En el verano de 2021, yo huía de una relación de maltrato. En un impulso de lucidez, un arranque fugaz de consciencia dentro del permanente estado de confusión en el que vivía, compré un boleto de avión de Madrid a la Ciudad de México y crucé los 10.000 kilómetros que me separan de la ciudad en la que nací con la intuición de que me estaba salvando. En la maleta, prestado por una de mis amigas incondicionales, llevaba El invencible verano de Liliana. Leerlo fue un ejercicio de autoconsciencia, acompañamiento y también de memoria feminista. Liliana abandonó este mundo en CDMX; yo recuperé el sentido de realidad en el mismo lugar.
Ese agosto de 2021, lo pasé completo en casa de mi papá, muy cerca de Atzcapotzalco. No sé si fue más casualidad que otra cosa, pero cuando abrí el libro de Rivera Garza iba en una combi que atraviesa el barrio chintololo, habitando, 31 años más tarde, las mismas calles que Liliana. Casi todas las mañanas agarraba la combi que llega a Aquiles Serdán, y por las noches cuando volvía de deambular por las calles de mi querencia en busca de fuerza, en busca de mí misma, con ese impulso de quien desesperadamente intenta recordar quién es a fuerza de (re)descubrir quién ha sido, agarraba un taxi en Tezozomoc, a tan solo una cuadra del lugar en el que Liliana Rivera Garza fue víctima de feminicidio. En mis manos el libro escrito por su hermana tres décadas más tarde, era como un amuleto, una brújula, un conjuro contra la violencia.
Nunca olvidaré aquél verano en el que (re)aprendí a sacar la voz y nunca olvidaré que en los trayectos del metro a casa de mi papá, atravesando Azcapotzalco, Liliana Rivera Garza me acompañaba.
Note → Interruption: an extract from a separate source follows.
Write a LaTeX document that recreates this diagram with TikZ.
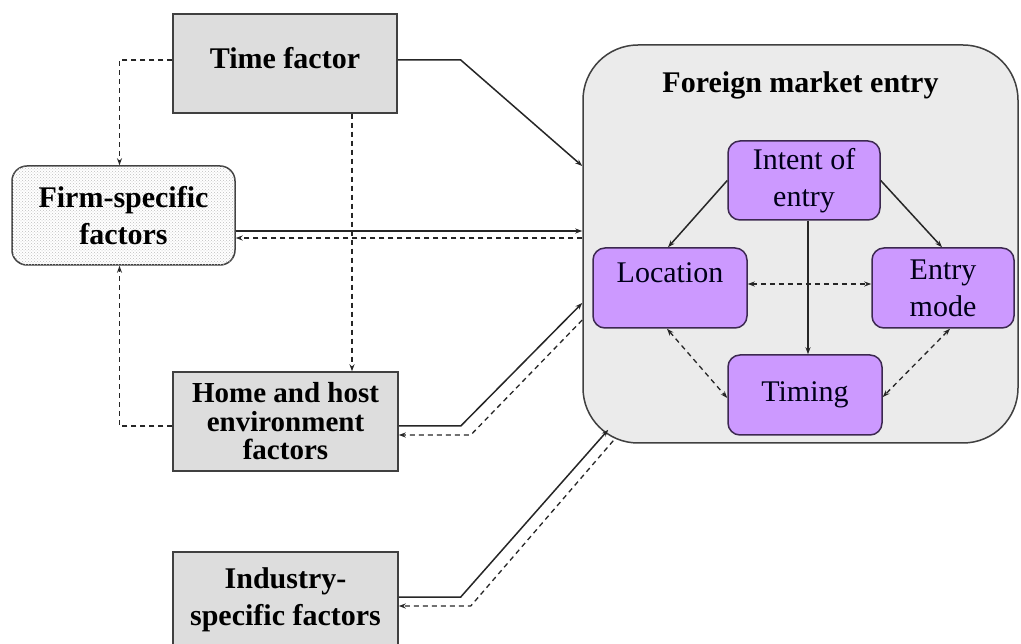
\documentclass[tikz,border=0pt]{standalone}
\usepackage{fontspec}
\setmainfont{Liberation Serif}
\usetikzlibrary{arrows.meta,patterns,calc}
\definecolor{boxgray}{RGB}{221,221,221}
\definecolor{biggray}{RGB}{235,235,235}
\definecolor{lilac}{RGB}{204,153,255}
\definecolor{edge}{RGB}{64,64,64}
\definecolor{pedge}{RGB}{60,40,80}
\tikzset{
  outerbox/.style={draw=edge, line width=1.5pt, fill=boxgray, align=center, inner sep=0pt,
    font=\fontsize{30}{37}\selectfont\bfseries},
  innerbox/.style={draw=pedge, line width=1.5pt, fill=lilac, rounded corners=12pt, align=center,
    inner sep=0pt, minimum height=80pt, font=\fontsize{30}{37}\selectfont, text=black!90!blue},
  arr/.style={line width=1.5pt, draw=black!85, -{Stealth[length=7pt,width=5pt]}},
  darr/.style={line width=1.3pt, draw=black!85, dash pattern=on 5pt off 4pt, -{Stealth[length=7pt,width=5pt]}},
  dbarr/.style={line width=1.3pt, draw=black!85, dash pattern=on 5pt off 4pt, {Stealth[length=7pt,width=5pt]}-{Stealth[length=7pt,width=5pt]}},
}
\begin{document}
\begin{tikzpicture}[x=1pt,y=-1pt]
\path[use as bounding box] (0,0) rectangle (1021,644);
\fill[white] (0,0) rectangle (1021,644);
\clip (0,0) rectangle (1021,644);

% big box
\node[draw=edge, line width=1.5pt, fill=biggray, rounded corners=55pt, minimum width=435pt, minimum height=398pt, inner sep=0pt] (fme) at (800.5,244) {};
\node[font=\fontsize{30}{37}\selectfont\bfseries, inner sep=0pt] (title) at (800.5,85) {Foreign market entry};

% outer boxes
\node[outerbox, minimum width=224pt, minimum height=99pt] (time) at (285,63.5) {\raisebox{5pt}[\height][\depth]{Time factor}};
\node[outerbox, fill=white, rounded corners=15pt, minimum width=223pt, minimum height=99pt,
      postaction={pattern=crosshatch dots, pattern color=gray!50}] (firm) at (123.5,215.5) {Firm-specific\\factors};
\node[outerbox, minimum width=225pt, minimum height=99pt, font=\fontsize{29}{28.5}\selectfont\bfseries] (home) at (285.5,421.5) {Home and host\\environment\\factors};
\node[outerbox, minimum width=225pt, minimum height=96pt] (ind) at (285.5,600) {Industry-\\specific factors};

% inner boxes
\node[innerbox, minimum width=152pt, minimum height=79pt] (intent) at (804,180.5) {Intent of\\entry};
\node[innerbox, minimum width=154pt] (loc) at (670,288) {Location\\[-18pt]\strut};
\node[innerbox, minimum width=142pt] (mode) at (943,288) {Entry\\mode};
\node[innerbox, minimum width=154pt] (timing) at (805,395) {Timing};

% outer connectors
\draw[arr] ([yshift=3.5pt]time.east) -- ++(63,0) -- ([yshift=78pt]fme.west);
\draw[arr] ([yshift=-15.5pt]firm.east) coordinate (fa) -- (fa -| fme.west);
\coordinate (fb) at ([yshift=-22.5pt]firm.east);
\draw[darr] (fb -| fme.west) -- (fb);
\draw[arr] ([yshift=-4.5pt]home.east) -- ++(62,0) -- ([yshift=-59pt]fme.west);
\draw[darr] ([yshift=-76pt]fme.west) -- ([shift={(72pt,-13.5pt)}]home.east) -- ([yshift=-13.5pt]home.east);
\draw[arr] ([yshift=3pt]ind.east) -- ++(62,0) -- ([shift={(26pt,14pt)}]fme.south west);
\draw[darr] ([shift={(31pt,3pt)}]fme.south west) -- ([shift={(72pt,-6pt)}]ind.east) -- ([yshift=-6pt]ind.east);
\draw[darr] ([yshift=3.5pt]time.west) -| ([xshift=-4pt]firm.north);
\draw[darr] ([yshift=-4.5pt]home.west) -| ([xshift=-4pt]firm.south);
\draw[darr] ([xshift=67pt]time.south) -- ([xshift=66.5pt]home.north);

% inner connectors
\draw[arr] (intent.west) -- ([xshift=-2pt]loc.north);
\draw[arr] (intent.east) -- ([xshift=-1pt]mode.north);
\draw[arr] ([xshift=4pt]intent.south) coordinate (ia) -- (ia |- timing.north);
\draw[dbarr] ([yshift=4pt]loc.east) coordinate (la) -- (la -| mode.west);
\draw[dbarr] ([xshift=-3pt]loc.south) -- ([yshift=-3pt]timing.west);
\draw[dbarr] ([xshift=7pt]mode.south) -- ([yshift=-2pt]timing.east);
\end{tikzpicture}
\end{document}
Cuatro años después, en una sala de teatro de Madrid y rodeada de cuatro amigas mexicanas, me reencontré con Cristina Rivera Garza en la voz de Cecilia Suárez. En su cuerpo, sus manos, sus gestos, sus miradas está el grito de la escritora: ¡justicia! La actriz mexicana es, con uno de los monólogos más apabullantes que he visto en mi vida, una médium que presta su cuerpo para que salga la voz de la escritora. Porque si en el libro sentí que leía constantemente a Liliana, en donde lo ocupa todo; en la adaptación teatral, es Cristina quien abarca el escenario por completo. El dolor de Cristina, la memoria de Cristina, los recuerdos de Cristina, la lucha de Cristina contra un sistema judicial cómplice y por ello también feminicida.
El escenario en el que se cuenta la historia son cajas de cartón. Son las cajas llenas de recuerdos en casa de los padres de Liliana, cajas que contienen la historia de dos hermanas separadas por la violencia machista; pero también son las miles de cajas en las que se guardan los expedientes de las mujeres víctimas de feminicidio en México. Cajas y cajas y cajas en las que se resguarda de mala manera las vidas de miles de Lilianas. Expedientes imposibles de encontrar en kilómetros de papel que separan la impunidad de la justicia.
Sobre esas cajas, Cecilia Suárez es durante una hora y quince minutos, todas y cada una de las mujeres, activistas, y familiares, que en México luchan por justicia. “Hace 35 años no teníamos un lenguaje para nombrarlo”, dice casi al inicio de la puesta en escena. Hoy, hemos logrado entre muchas construir ese lenguaje que nombra las violencias. Los feminismos han ido elaborando un campo semántico común para entender y, como dice Emanuela Borzzachiello, atender la violencia.
No sabemos si Liliana estaría viva hoy si en 1990 hubiésemos tenido las palabras para nombrar el maltrato, el miedo y el abuso; pero lo que sí sabemos, es que nuestro salvavidas está en no sentirnos solas, en sabernos juntas. En la plena confianza de que nuestras amigas nos dirán alto y claro que, de la violencia salimos todas juntas. Con la misma claridad que Cecilia Suárez grita libertad en el escenario o Cristina Rivera Garza busca a su hermana en el agua.